After years of dithering, I’m finally convinced that I need to use an SDR.  After Dayton I put a deposit down on a Maestro and I’m currently dithering about which 6000-series to buy.  I’ve read Flex’s description but I’d sure like some advice from current owners.

Here’s a bit of information about my operation:

Since the early 90’s I’ve used the same Omni VI, a decent antenna farm, and more recently, an elderly Heathkit SB-220 with an Ameritron QSK box (talk about three boxes that don’t want to play well together). 

Almost all of my operating is HF CW DXing, but I do dust off the mic from time-to-time.  I really don’t seem to enjoy digital modes much (maybe because I worked at a keyboard for many years).

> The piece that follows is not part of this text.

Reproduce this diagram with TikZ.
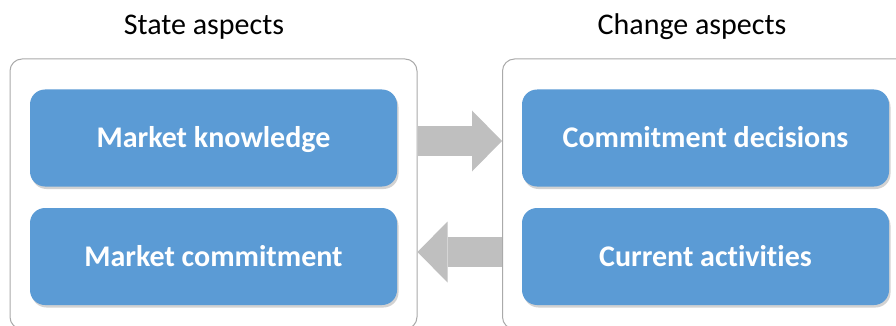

I also try to put North Dakota on the air for most of the ARRL CW contests, but I’m not a serious contester. Serious contesters, however, do often visit and use the station for phone contests.  Since ND is a rare-bird, we can usually plant ourselves on one frequency and let people come to us.   

Although my station location usually has a very low noise-level, I do have a neighbor who is a fairly active RTTY ham.  Our antennas are only 200’ apart and when he is on the same band, my poor old Omni is compromised.  We try not to interfere with each other, but it happens.

Any advice regarding the selection of a 6300, 6500, or 6700 would be appreciated.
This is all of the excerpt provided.